Un viaggio scaturito da questo incontro/scontro con la Madre. Un viaggio che scuote il lettore immerso tra le nefandezze e le sgradevolezze del quotidiano fino alla conquista di una nuova e moderna pietas. Il tutto per un romanzo estremamente colto e raffinato. Ci porti nell’officina di lavorazione e ci racconti come hai lavorato per arrivare a un romanzo linguisticamente perfetto?

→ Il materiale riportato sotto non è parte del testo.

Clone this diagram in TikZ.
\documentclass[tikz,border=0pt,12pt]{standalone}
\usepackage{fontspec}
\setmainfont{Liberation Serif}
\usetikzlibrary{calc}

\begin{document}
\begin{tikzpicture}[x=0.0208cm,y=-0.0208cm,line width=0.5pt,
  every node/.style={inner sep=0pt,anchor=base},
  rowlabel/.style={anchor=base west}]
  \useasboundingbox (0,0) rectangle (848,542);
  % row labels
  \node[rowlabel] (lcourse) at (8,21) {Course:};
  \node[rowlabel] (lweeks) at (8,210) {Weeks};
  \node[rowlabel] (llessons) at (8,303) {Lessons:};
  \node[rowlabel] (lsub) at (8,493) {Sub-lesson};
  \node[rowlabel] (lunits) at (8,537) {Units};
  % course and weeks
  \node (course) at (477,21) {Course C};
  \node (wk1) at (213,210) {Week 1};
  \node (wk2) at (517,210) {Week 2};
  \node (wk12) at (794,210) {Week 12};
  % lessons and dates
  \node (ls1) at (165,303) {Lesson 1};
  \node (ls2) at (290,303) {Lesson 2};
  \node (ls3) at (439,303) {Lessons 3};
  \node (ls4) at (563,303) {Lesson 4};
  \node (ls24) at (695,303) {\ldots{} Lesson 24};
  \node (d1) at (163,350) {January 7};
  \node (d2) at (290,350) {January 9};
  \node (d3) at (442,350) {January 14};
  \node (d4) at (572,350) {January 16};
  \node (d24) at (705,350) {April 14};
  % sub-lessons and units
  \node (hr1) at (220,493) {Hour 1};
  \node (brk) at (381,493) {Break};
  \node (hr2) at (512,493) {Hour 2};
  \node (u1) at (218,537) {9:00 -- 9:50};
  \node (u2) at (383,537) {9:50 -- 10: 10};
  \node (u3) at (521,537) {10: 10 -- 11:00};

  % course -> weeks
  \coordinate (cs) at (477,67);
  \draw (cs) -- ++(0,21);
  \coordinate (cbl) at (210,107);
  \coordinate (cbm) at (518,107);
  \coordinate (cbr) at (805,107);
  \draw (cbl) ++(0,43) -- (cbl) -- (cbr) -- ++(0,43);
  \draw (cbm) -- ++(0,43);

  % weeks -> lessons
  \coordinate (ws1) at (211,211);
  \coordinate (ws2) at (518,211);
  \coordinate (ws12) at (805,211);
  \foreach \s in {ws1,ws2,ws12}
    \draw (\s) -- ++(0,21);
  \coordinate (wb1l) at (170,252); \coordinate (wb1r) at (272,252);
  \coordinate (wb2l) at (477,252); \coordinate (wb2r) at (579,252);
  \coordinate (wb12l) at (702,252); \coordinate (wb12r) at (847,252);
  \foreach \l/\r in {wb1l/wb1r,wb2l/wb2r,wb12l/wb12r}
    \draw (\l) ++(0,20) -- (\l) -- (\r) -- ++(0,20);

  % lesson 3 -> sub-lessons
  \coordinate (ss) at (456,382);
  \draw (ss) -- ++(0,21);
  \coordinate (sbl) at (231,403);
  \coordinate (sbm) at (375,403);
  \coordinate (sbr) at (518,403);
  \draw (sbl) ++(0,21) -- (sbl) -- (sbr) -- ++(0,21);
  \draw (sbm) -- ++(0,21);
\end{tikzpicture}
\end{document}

Io sono molto lontano dalla sistematicità di scrittori come Philip Roth, che si imponeva di scrivere almeno una pagina al giorno e che invidiava Updike, che riusciva a scriverne la bellezza di tre. Sono molto disordinato, parto da un’idea, da una tematica che voglio affrontare e leggo, leggo moltissimo, per uno, due, tre anni. Prendo appunti, scrivo lacerti di pagine, diari, racconti (che magari pubblico on-line) per sperimentare l’approccio e la lingua che voglio utilizzare. Nei miei primi due romanzi avevo costruito uno schema abbastanza rigoroso, addirittura in “Calafiore” avevo prima scritto tutta la storia del protagonista e poi la storia dei suoi antagonisti, i giovani cannibali. Dopo poi ho fatto opera di sintesi e contrappunto. Per la Sirena sono partito da poche paginette buttate giù mentre passeggiavo per i monti della Val di Rabbi, durante gli incontri cabbalistici cui parlavo prima. Dopodiché sono andato avanti in maniera assolutamente “jazz”: mi sono costruito una base ritmica, un basso continuo, che erano la rabbia, il risentimento e l’aggressività del protagonista, e su questa ho innestato le “armonie”, i racconti, gli appunti di cui ti dicevo. Salvo poi lasciarmi andare all’improvvisazione più pura, lasciandomi trascinare dal linguaggio del romanzo. Mi interessava una lingua che non fosse (o non fosse solo) “bella”, ma anche sperimentale. Che non completasse le frasi, che facesse ricorso agli anacoluti. Mi sono accorto dopo che larga (e inconsapevole) parte avevano avuto i poemi classici riletti per l’occasione: l’Odissea, l’Eneide, le Metamorfosi di Ovidio, i Frammenti Eleusini, i cori delle tragedie. Mi sembrava di buttare dell’acqua su un tavolo di marmo vicino a una finestra e poi di giocare con un dito a spanderla in ghirigori luminescenti, in bollicine iridescenti… Di recente ho letto ne “Il mestiere dello scrittore” che ho adottato, senza saperlo, lo stesso approccio di scrittura jazz che usa Murakami. Non so se il mio romanzo sia linguisticamente perfetto, so che ho voluto che il linguaggio fosse predominante rispetto alla trama, tutto sommato esile. Volevo una lingua che fosse il vero conduttore della trama, che trascinasse nelle situazioni e nei quadri narrativi, anche lasciandoli irrisolti, aperti ai suggerimenti e alla partecipazione del lettore.
Buona Lettura di Ballata per la Sirena di Arturo Belluardo.